We started and ended our New England adventure at Logan where water surrounds the greater Boston area. It was odd to have the ocean so near yet not be aware of its presence, it’s scent. But the leaves left me longing for more.
The stately yellow tree on Letti and Dan’s quiet little Cambridge street was my favorite. It must have peaked the week we arrived. In the early morning light it simply glowed.
One windy afternoon we returned to find the street littered bright yellow. The stairs to our neighbor’s porch wore a fresh dressing from the fallen leaves.
Returning from a week in Maine where I found flannel-lined jeans and an extra thick beanie my best friends we found our tree quite barren. The wind and chill had shaken the color right out of the hood.
The final image hints at winter with blues and cool pastels.
We’re headed for warmth and paddle boarding in the Florida Mangroves.
I started this post from the Fenway Park writer’s press box where sports writers craft articles about the Red Sox and their opponents. We’d just stood atop the green monster and heard how Ruth was sold to the Yankees back in 1912 for a stunning $100,000, then went on to set record after record while the Red Sox struggled. To this day some feel there’s a curse on the sox from that ill-fated sale.

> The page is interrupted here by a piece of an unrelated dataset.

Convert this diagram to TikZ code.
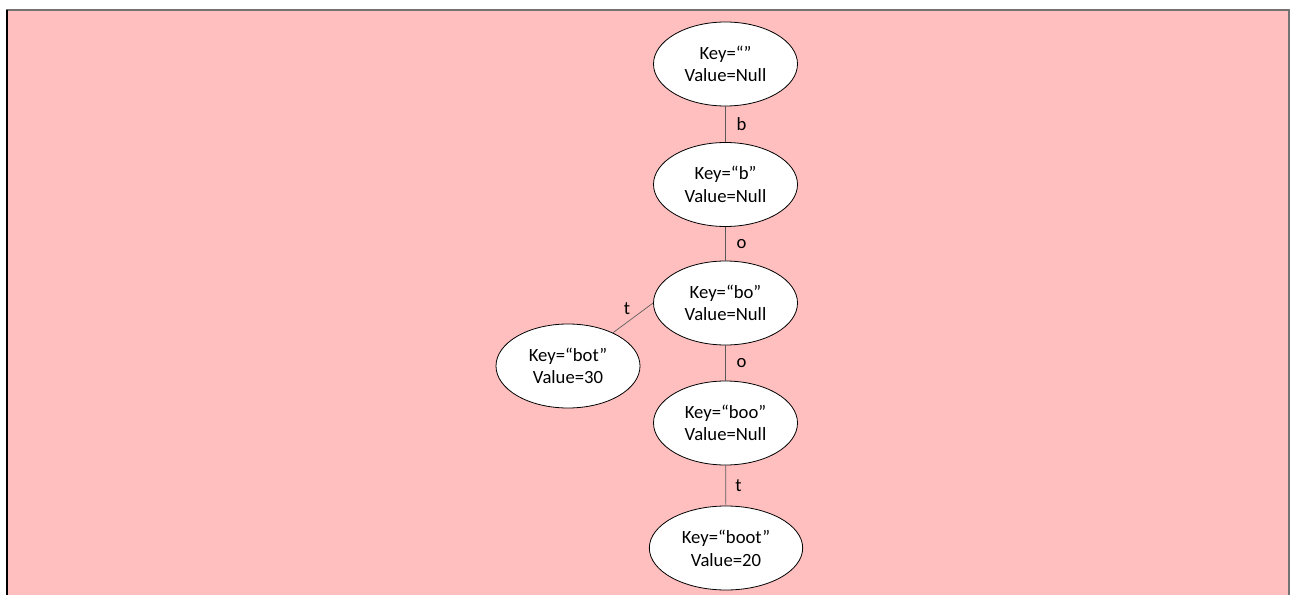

Fenway fans are close to the action in this small, intimate ball park. I could be a Boston fan. I could live in Boston. There’s water all around the city, and waves in the winter just up or down the coast.
Among other Hollywood movies Moneyball, Ted, and Field of Dreams were partially filmed at Fenway.
There’s still a single red seat in right field that marks the longest home run ever hit in the park. It was a 502 foot blast by Ted Williams on June 9, 1946.